*WORK TO COMPLETE*: Pictures stay out. Extract the lines below from the first one through the line with "var yTicks = [0, 1, 2, 3, 4, 5, 6, 7, 8];", both included.

-- BEGIN --

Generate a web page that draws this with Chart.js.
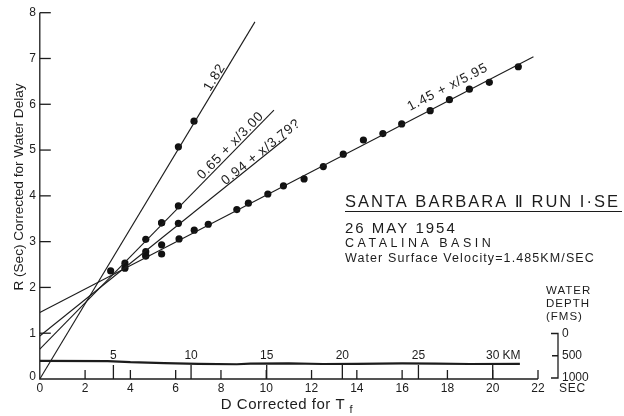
<!DOCTYPE html>
<html>
<head>
<meta charset="utf-8">
<script src="https://cdn.jsdelivr.net/npm/chart.js@4"></script>
<style>
  body { margin: 0; background: #fff; }
  canvas { display: block; }
</style>
</head>
<body>
<canvas id="seisChart" width="624" height="416"></canvas>
<script>
// axis ticks
var xTicks = [0, 2, 4, 6, 8, 10, 12, 14, 16, 18, 20, 22];
var yTicks = [0, 1, 2, 3, 4, 5, 6, 7, 8];

// travel time points (D sec, R sec)
var pointsD = [3.13, 3.76, 3.76, 4.68, 4.68, 4.68, 4.68, 5.38, 5.38, 5.38, 6.12, 6.12, 6.15,
  6.12, 6.81, 6.82, 7.44, 8.70, 9.21, 10.07, 10.76, 11.67, 12.52, 13.40, 14.29, 15.15,
  15.98, 17.24, 18.09, 18.97, 19.85, 21.13, 5.38];
var pointsR = [2.36, 2.53, 2.42, 3.05, 2.78, 2.69, 2.69, 3.41, 2.93, 2.73, 3.78, 3.40, 3.06,
  5.07, 5.63, 3.25, 3.38, 3.70, 3.84, 4.04, 4.22, 4.37, 4.64, 4.91, 5.22, 5.36,
  5.57, 5.86, 6.10, 6.33, 6.48, 6.82, 3.41];

// fitted lines: label and end points
var fitLabels = ['1.82', '0.65 + x/3.00', '0.94 + x/3.79?', '1.45 + x/5.95'];
var fitStartD = [0, 0, 0, 0];
var fitStartR = [0, 0.65, 0.94, 1.45];
var fitEndD = [9.5, 10.34, 10.9, 21.8];
var fitEndR = [7.8, 5.87, 5.27, 7.04];

// water depth profile (fathoms) along the run
var depthD = [0, 3.0, 4.0, 5.5, 7.0, 8.7, 9.3, 11.0, 12.5, 14.0, 16.0, 17.5, 19.0, 21.2];
var depthFms = [615, 620, 645, 665, 680, 690, 675, 670, 685, 680, 670, 675, 685, 680];
var depthTicks = [0, 500, 1000];

// distance scale in km and where it falls in seconds
var kmLabels = ['5', '10', '15', '20', '25', '30'];
var kmAtD = [3.25, 6.68, 10.02, 13.36, 16.72, 20.0];

var ink = '#1c1c1c';
var font = '"Liberation Sans", "DejaVu Sans", Arial, sans-serif';

var fitSets = fitLabels.map(function (lab, i) {
  return {
    label: lab,
    data: [{ x: fitStartD[i], y: fitStartR[i] }, { x: fitEndD[i], y: fitEndR[i] }],
    showLine: true,
    borderColor: ink,
    borderWidth: 1.1,
    pointRadius: 0
  };
});

function spaced(ctx, text, x, y, px) {
  ctx.letterSpacing = px + 'px';
  ctx.fillText(text, x, y);
  ctx.letterSpacing = '0px';
}

var decorations = {
  id: 'decorations',
  afterDraw: function (chart) {
    var ctx = chart.ctx;
    var xs = chart.scales.x, ys = chart.scales.y, ds = chart.scales.y2;
    var x0 = xs.getPixelForValue(0), y0 = ys.getPixelForValue(0);
    ctx.save();
    ctx.strokeStyle = ink;
    ctx.fillStyle = ink;
    ctx.lineWidth = 1.3;

    // axes
    ctx.beginPath();
    ctx.moveTo(x0, ys.getPixelForValue(8));
    ctx.lineTo(x0, y0);
    ctx.lineTo(xs.getPixelForValue(22), y0);
    ctx.stroke();

    // y ticks (inside) and labels
    ctx.font = '12px ' + font;
    ctx.textAlign = 'right';
    ctx.textBaseline = 'middle';
    yTicks.forEach(function (v) {
      var py = ys.getPixelForValue(v);
      if (v > 0) {
        ctx.beginPath();
        ctx.moveTo(x0, py);
        ctx.lineTo(x0 + 11, py);
        ctx.stroke();
      }
      ctx.fillText(String(v), x0 - 4, py - (v === 0 ? 2 : 0));
    });

    // x ticks (inside) and labels
    ctx.textAlign = 'center';
    xTicks.forEach(function (v) {
      var px = xs.getPixelForValue(v);
      if (v > 0) {
        ctx.beginPath();
        ctx.moveTo(px, y0);
        ctx.lineTo(px, y0 - 9);
        ctx.stroke();
      }
      ctx.fillText(String(v), px, y0 + 10);
    });
    ctx.textAlign = 'left';
    spaced(ctx, 'SEC', xs.getPixelForValue(22) + 21, y0 + 10, 0.8);

    // km scale along depth profile
    ctx.font = '12px ' + font;
    ctx.textBaseline = 'alphabetic';
    kmAtD.forEach(function (d, i) {
      var px = xs.getPixelForValue(d);
      ctx.beginPath();
      ctx.moveTo(px, y0 - 14);
      ctx.lineTo(px, y0);
      ctx.stroke();
      ctx.textAlign = 'center';
      var w = ctx.measureText(kmLabels[i]).width;
      ctx.fillText(kmLabels[i], px, y0 - 20);
      if (i === kmAtD.length - 1) {
        ctx.textAlign = 'left';
        ctx.fillText('KM', px + w / 2 + 3, y0 - 20);
      }
    });

    // water depth bracket
    var bx = 558;
    var dTop = ds.getPixelForValue(0), dBot = ds.getPixelForValue(1000);
    ctx.beginPath();
    ctx.moveTo(bx - 7, dTop);
    ctx.lineTo(bx, dTop);
    ctx.lineTo(bx, dBot);
    ctx.lineTo(bx - 7, dBot);
    ctx.moveTo(bx - 6, ds.getPixelForValue(500));
    ctx.lineTo(bx, ds.getPixelForValue(500));
    ctx.stroke();
    ctx.font = '12px ' + font;
    ctx.textAlign = 'left';
    ctx.textBaseline = 'middle';
    depthTicks.forEach(function (v) {
      ctx.fillText(String(v), bx + 4, ds.getPixelForValue(v));
    });
    ctx.font = '11.5px ' + font;
    ctx.textBaseline = 'alphabetic';
    ['WATER', 'DEPTH', '(FMS)'].forEach(function (t, i) {
      spaced(ctx, t, 546, 294 + i * 13, 1);
    });

    // fit line labels, rotated along each line
    var offs = [2, 2.5, 1, 8.5];
    var along = [7.94, 8.62, 9.9, 18.26];
    ctx.font = '13.5px ' + font;
    ctx.textAlign = 'center';
    fitLabels.forEach(function (lab, i) {
      var ax = xs.getPixelForValue(fitStartD[i]), ay = ys.getPixelForValue(fitStartR[i]);
      var bx2 = xs.getPixelForValue(fitEndD[i]), by = ys.getPixelForValue(fitEndR[i]);
      var ang = Math.atan2(by - ay, bx2 - ax);
      var t = (along[i] - fitStartD[i]) / (fitEndD[i] - fitStartD[i]);
      ctx.save();
      ctx.translate(ax + (bx2 - ax) * t, ay + (by - ay) * t);
      ctx.rotate(ang);
      spaced(ctx, lab, 0, -offs[i], 0.8);
      ctx.restore();
    });

    // title block
    ctx.textAlign = 'left';
    ctx.font = '16.5px ' + font;
    spaced(ctx, 'SANTA BARBARA \u2161 RUN I\u00b7SE', 345, 207, 2);
    ctx.lineWidth = 1.2;
    ctx.beginPath();
    ctx.moveTo(345, 211.5);
    ctx.lineTo(622, 211.5);
    ctx.stroke();
    ctx.font = '15px ' + font;
    spaced(ctx, '26 MAY 1954', 345, 233, 2);
    ctx.font = '12.5px ' + font;
    spaced(ctx, 'CATALINA BASIN', 345, 247, 3.5);
    ctx.font = '12.5px ' + font;
    spaced(ctx, 'Water Surface Velocity=1.485KM/SEC', 345, 262, 1.1);

    // axis titles
    ctx.font = '15px ' + font;
    ctx.textAlign = 'center';
    spaced(ctx, 'D Corrected for T', 283, 409, 0.5);
    ctx.font = '11px ' + font;
    ctx.fillText('f', 351, 413);
    ctx.save();
    ctx.translate(19, 187);
    ctx.rotate(-Math.PI / 2);
    ctx.font = '13.6px ' + font;
    ctx.textBaseline = 'middle';
    ctx.fillText('R (Sec) Corrected for Water Delay', 0, 0);
    ctx.restore();

    ctx.restore();
  }
};

new Chart(document.getElementById('seisChart').getContext('2d'), {
  type: 'scatter',
  data: {
    datasets: fitSets.concat([
      {
        label: 'Water depth',
        data: depthD.map(function (d, i) { return { x: d, y: depthFms[i] }; }),
        yAxisID: 'y2',
        showLine: true,
        borderColor: ink,
        borderWidth: 2.2,
        pointRadius: 0
      },
      {
        label: 'Arrivals',
        data: pointsD.map(function (d, i) { return { x: d, y: pointsR[i] }; }),
        pointRadius: 3.6,
        pointBackgroundColor: '#111',
        pointBorderWidth: 0
      }
    ])
  },
  options: {
    responsive: false,
    animation: false,
    layout: { padding: { left: 39.8, right: 86, top: 12.7, bottom: 37 } },
    scales: {
      x: { type: 'linear', min: 0, max: 22, display: false },
      y: { min: 0, max: 8, display: false },
      y2: { min: -7209, max: 1022, reverse: true, display: false }
    },
    plugins: {
      legend: { display: false },
      tooltip: { enabled: false }
    }
  },
  plugins: [decorations]
});
</script>
</body>
</html>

-- END --

*SOLUTION TO THIS PROBLEM*:
Generate a web page that draws this with Chart.js.
<!DOCTYPE html>
<html>
<head>
<meta charset="utf-8">
<script src="https://cdn.jsdelivr.net/npm/chart.js@4"></script>
<style>
  body { margin: 0; background: #fff; }
  canvas { display: block; }
</style>
</head>
<body>
<canvas id="seisChart" width="624" height="416"></canvas>
<script>
// axis ticks
var xTicks = [0, 2, 4, 6, 8, 10, 12, 14, 16, 18, 20, 22];
var yTicks = [0, 1, 2, 3, 4, 5, 6, 7, 8];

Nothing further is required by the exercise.